Anonymous Promo Pros Discuss “Quiet Quitting” In Their Companies & The Industry

Anonymous Promo Pros Discuss “Quiet Quitting” In Their Companies & The Industry

Not everyone taking part in the Great Resignation quits their jobs.

The viral trend of “quiet quitting” defines those workers who remain in their positions and continue to collect paychecks, but describe themselves as unengaged or unwilling to go above and beyond the boundaries of their job description. And just as the Great Resignation itself has affected the promotional products industry, so too has its secondary impact, quiet quitting.

That doesn’t make promo unique. A recent Gallup poll finds that at least half of the U.S. workforce is giving the minimum amount of effort and are psychologically detached from their jobs.

Younger millennials and Gen Z employees are the most at risk of disengaging, Gallup finds, citing key changes since the beginning of pandemic, as younger employees report significant declines in feeling cared about and receiving opportunities to develop from their managers.

A phenomenon that is being defined on the fly by human resource departments and organizational psychologists, quiet quitting is not an attempt at corporate sabotage, but something more akin to employees making personal decisions about their life priorities.

“Millennials dominate the workforce, and this is our response,” a corporate employee from this group at one large distributor told PPAI Media. “We have lives to live. It’s not personal.”

For an increasing number of people, working at night and on weekends or extending themselves to cover for unfilled positions isn’t worth the trouble.

More seasoned industry pros say that quiet quitting is nothing new, but a different take on an age-old paradigm.

“Is this really a new phenomenon? Back in the old days, we referred to these employees as lifers –truly disengaged, just collecting a paycheck,” says the veteran owner of a supplier based in the Southeast. “With work from home, it may be more pronounced, or a lack of loyalty in some of the newer generations may exacerbate the issue.”

To understand how the apparent trend may impact our industry, PPAI Media asked four professionals with a variety of roles and from an assortment of organization types about their takes on this phenomenon, whether they’ve observed fellow employees or team members who fit the definition of quiet quitting, and what can be done to re-engage those industry pros.

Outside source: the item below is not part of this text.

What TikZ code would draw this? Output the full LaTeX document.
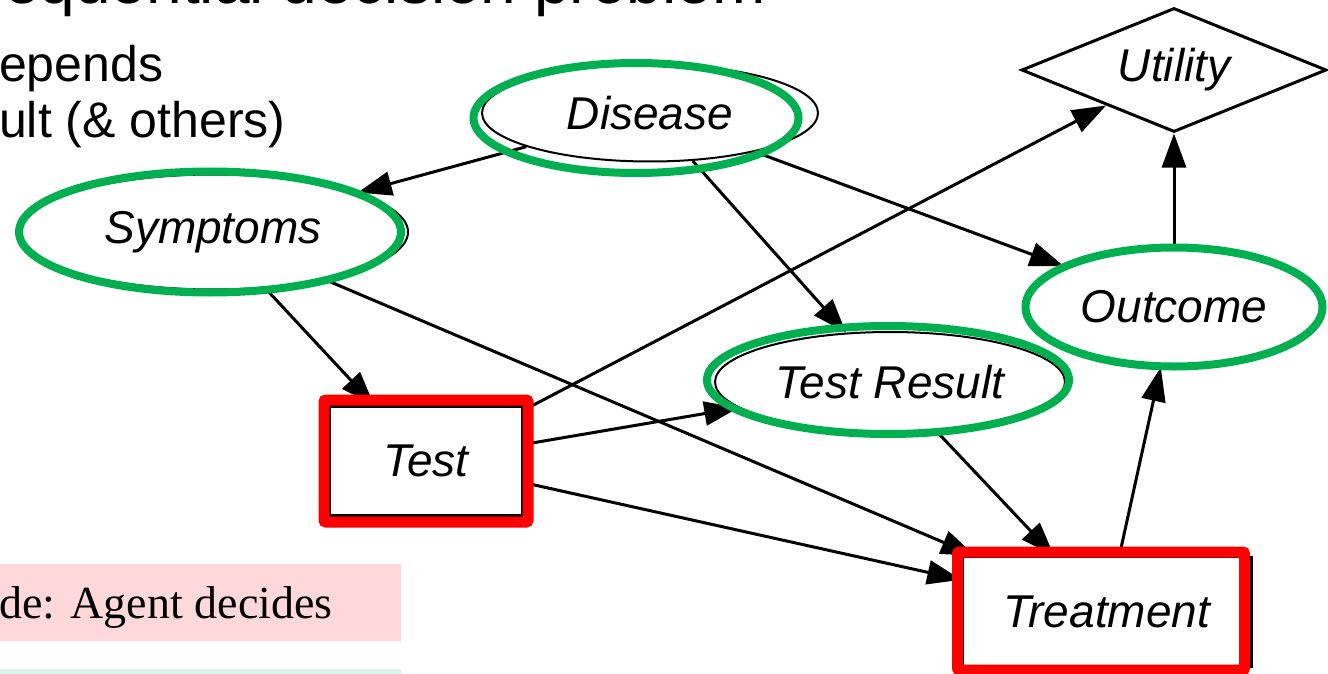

“Quiet quitting is the result of the economy and realizing there’s more to life than working. Let’s be honest, this should be the scariest thing to any employers. There are thousands of jobs that can be done remotely now and applied for with the click of a button.

Quiet quitting is a liberating feeling. The powers are shifting.”

“I have actually seen it a lot in other places. It is interesting that they are putting a name to it now. In larger companies, it is really easy to see how it is possible and the space for it to occur. In my experience, someone can easily get lost in the shuffle of the day to day, but as long as they are doing the minimum necessary, no one notices.

One thing I learned from another industry supplier that has a lot more employees working for them than we do was the “leadership walkaround.” This person knew every name of every person that he passed by on his walks and would actively engage with them on a regular basis. I have really tried to embody this as well. I think it helps people feel valued and connected to what is happening within the company.

In our company, we would notice production falling off, because we are staying close to it. We do have people that we have to consistently push to stay engaged, but we try to attack that on multiple levels.

One thing I heard from a controller that they were doing to keep their remote teams engaged was setting up “water cooler” chat sessions. They would schedule 15-20 minute meetings to just chat about weekends or other things to keep the employees feeling like they are part of the team.”

“In our industry this is very dangerous in a few ways.

From a supplier standpoint, if you have quiet quitters doing the bare minimum, are they going to call out the art that might mess up on the print run or double-check the shipping address if it looks wrong? Those can lead to costly issues and relationships hurt, either with the supplier to the distributor, or distributor to client. 

Every work environment is different, but I would say leaders should not be afraid to engage the work team. Ask what motivates them to do better. Ask what improvements can be made. Listenand, where possible, implement.

I have seen many times in my career where frontline employees have thoughts or ideas on how something can be improved, either in a worker experience aspect or a productivity aspect, and yet they feel it falls flat because they never hear about it again. So why bother mentioning if nothing will happen?”

“As Bobby Jones said about Jack Nicklaus many years ago, he plays a game with which I am unfamiliar. Is quiet quitting new or just a moniker for something that has existed forever?

I think that anyone who is disengaged may be suffering from burnout, not some new phenomenon.  These have been trying times since early 2020. Financial issues (personal and business), fear of being trapped, limited upward mobility, etc. These other issues may be contributing to the general malaise.”